Friday 17 June 2011

Loads of errors on common article.

One of the motivations for this blog is to expose the large amount of rubbish about ragwort circulating on the internet. This gets repeated and repeated with nobody checking it. People see it so often that they assume it must be true. More of it gets posted on the internet and so on in a vicious circle.

One particularly bad page has just come into the searches over the last few days. I count no more than it only a short article of no more than about 350 words yet it contains SIX major falsehoods. A further piece of searching revealed that it actually comes from an articles site and is duplicated in a number of places which makes it even worse. I am going to the article source and commenting after I make this posting.

Falsehood one.

probably kills thousands of horses every year.


There is no proper evidence that this is true at all. It came onto the internet because someone did a particularly bad survey where they asked a lot of vets, got a tiny number of answers which were about suspected cases . ( You need a lab to tell you, usually at a post mortem.) They then multiplied this unreliable number as if everyone had replied! This is extremely bad statistical work. The published lab figures show a handful of deaths and are consistent with the data internationally.

Falsehood two.


An average plant produces more than 150,000 seeds.

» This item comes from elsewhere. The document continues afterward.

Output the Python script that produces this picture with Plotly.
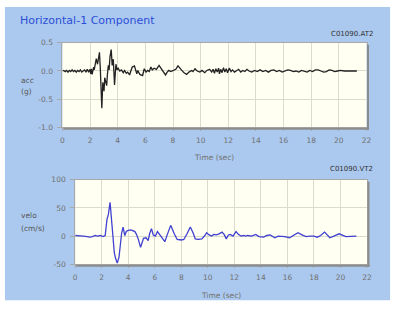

This figure of 150,000 seeds started off as a maximum. It isn't impossible but it is very very high. It is like saying men can grow to seven feet. They can but don't very often, but in this article it has been set as a sort of minimum! The average is then said to be more than this! The overwhelming majority of ragwort plants do not produce anywhere like this number of seeds.


Falsehood three.

Every part of the plant is poisonous to your horse and even the smallest amount ingested will be converted into toxins


This is not true. Small doses will have no effect and may, they may be destroyed, they may not be absorbed and they may cause no damage or that damage will be repaired. I give this a proper treatment in the page about the nonsense about animals inhaling seeds.


Falsehood four
carried on from that sentence

which then multiply and spread


This is nonsense. Toxins are not alive they cannot multiply and spread like that. This is an error of the standard of very simple basic schoolboy or schoolgirl biology.


Falsehood five.


It is even advisable to wear a mask to prevent inhaling the tiny seeds.

Ragwort seeds are not tiny. They are a millimetre or two long at least. They are certainly not tiny enough to be inhaled by anyone accidentally in any quantity. If you inhaled one you would cough and cough until it came up.

Falsehood six

It is now illegal for landowners to allow ragwort to spread by failing to control it.

Here we go again. Hardly a day goes by without yet another example of this old chestnut appearing. There is no law in the UK that says this is the case. There is a posting on ragwort law which explains it all in more detail.

The article also talks about ragwort being poisonous to people. Which it is if you are daft enough to eat it and the author may be thinking of the skin absorption hysteria when she talks about the need to wear gloves, but I'll give here the benefit of the doubt. Ragwort can like many daisy type plants cause an allergic reaction from other chemicals that are in it. These are not the liver damaging ones.


As a whole the article epitomises the problem with ragwort hysteria. You get people all over the place believing the nonsense and spreading it further.